Upcycling Spent Ni‐Rich Cathodes via Interfacial Interlocking and Bonding for Prolonged Cycling

Abstract Captured by considerable economic and environmental value, direct regeneration of spent Ni‐rich NCM (SNCM) has received plenty of attention. However, similar to commercial NCM, the as‐regenerated sample also suffers from surface instability. Although the coating manner is beneficial for solving the issues above, NCM‐based composites are still limited by serious interfacial instability. Herein, for upcycling SNCM, a Li 4 SiO 4 coating layer is in situ built, along with the successful establishment of interfacial physical interlocking and chemical TM─O─Si bonds.

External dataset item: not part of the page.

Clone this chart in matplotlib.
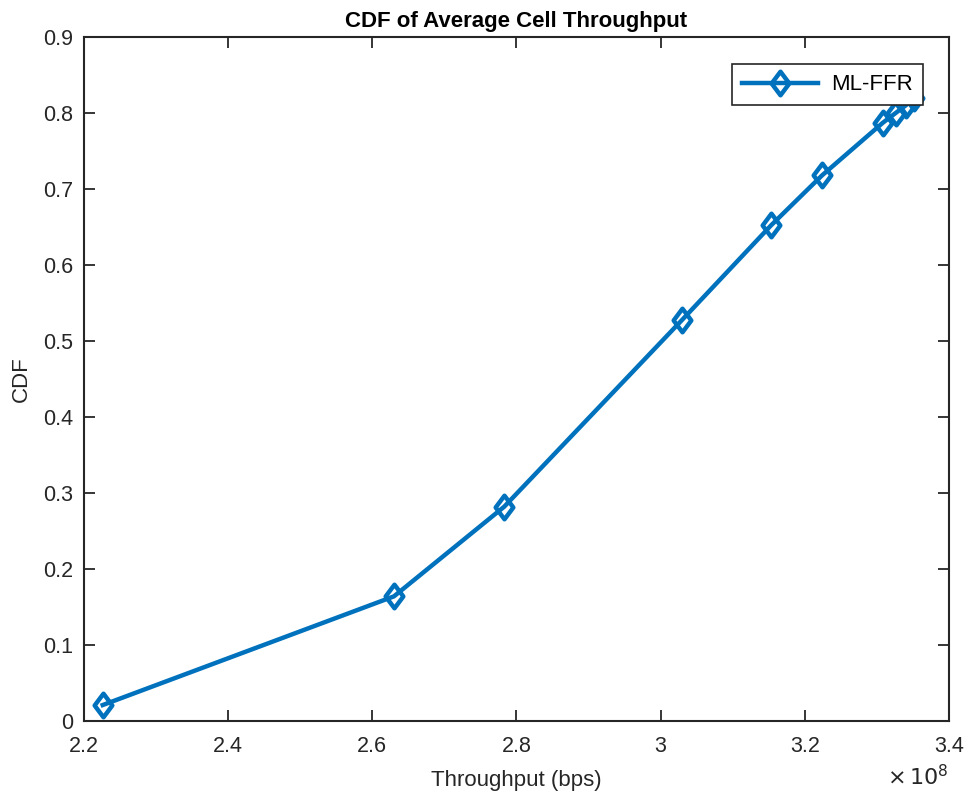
import numpy as np
import matplotlib
matplotlib.use("Agg")
import matplotlib.pyplot as plt
from matplotlib.path import Path

# throughput in units of 1e8 bps
throughput = [2.226, 2.630, 2.783, 3.030, 3.153, 3.224, 3.308, 3.326, 3.340, 3.352]
cdf = [0.021, 0.164, 0.282, 0.528, 0.652, 0.718, 0.787, 0.800, 0.810, 0.820]
xticks = [2.2, 2.4, 2.6, 2.8, 3.0, 3.2, 3.4]
xticklabels = ["2.2", "2.4", "2.6", "2.8", "3", "3.2", "3.4"]
yticks = [0, 0.1, 0.2, 0.3, 0.4, 0.5, 0.6, 0.7, 0.8, 0.9]
yticklabels = ["0", "0.1", "0.2", "0.3", "0.4", "0.5", "0.6", "0.7", "0.8", "0.9"]

plt.rcParams['font.family'] = ['Liberation Sans', 'DejaVu Sans']

# diamond a bit taller than wide, like the MATLAB one
diamond = Path([(0, 1), (0.75, 0), (0, -1), (-0.75, 0), (0, 1)],
               [Path.MOVETO, Path.LINETO, Path.LINETO, Path.LINETO, Path.CLOSEPOLY])

fig = plt.figure(figsize=(9.71, 7.98), dpi=100)
ax = fig.add_axes([0.0865, 0.0965, 0.8908, 0.8571])

ax.plot(throughput, cdf, color='#0072BD', lw=3.2, marker=diamond, ms=17,
        mfc='none', mew=3.2, label='ML-FFR', zorder=3)

ax.set_xlim(2.2, 3.4)
ax.set_ylim(0, 0.9)
ax.set_xticks(xticks)
ax.set_xticklabels(xticklabels)
ax.set_yticks(yticks)
ax.set_yticklabels(yticklabels)
ax.tick_params(direction='in', length=8, width=1.3, top=True, right=True,
               labelsize=15.5, colors='#262626')
ax.tick_params(axis='x', pad=11)
ax.tick_params(axis='y', pad=8)
for s in ax.spines.values():
    s.set_linewidth(1.5)
    s.set_color('#262626')

ax.set_xlabel('Throughput (bps)', fontsize=16, color='#262626', labelpad=9)
ax.set_ylabel('CDF', fontsize=16, color='#262626', labelpad=8)
ax.set_title('CDF of Average Cell Throughput', fontsize=16, fontweight='bold', pad=7)
ax.text(1.0, -0.065, r'$\times\,10^{8}$', transform=ax.transAxes, ha='right',
        va='top', fontsize=16, color='#262626')

leg = ax.legend(loc='upper right', bbox_to_anchor=(0.970, 0.960), borderaxespad=0,
                fontsize=16, fancybox=False, framealpha=1, edgecolor='#262626',
                handlelength=3.4, borderpad=0.45, handletextpad=0.6)
leg.get_frame().set_linewidth(1.2)
leg.set_zorder(5)

fig.savefig('out.png', dpi=100)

Supported by detailed theoretical calculation and simulation, the introduced coating layer induced the lowering of Li‐ion diffusion energy barrier from 0.34 to 0.21 eV, whilst weakening structural strains. Moreover, the bulk structure is successfully recovered, where the content of Li/Ni mixing is obviously lowered, accompanied by enhanced structural ordering. Importantly, the as‐optimized sample exhibited low and uniform internal strains, displaying high mechanical strengths with an average Young's modulus (927.0 MPa). After 100 loops, its capacity retention can reach up to ≈91% at 1C. Assisted by kinetic analysis and ex situ investigation, the rapid charge transfer and minor side reactions are revealed. Given this, this work is expected to provide effective strategies for in situ interfacial enhancements, for upcycling SNCM toward prolonged cycling stability.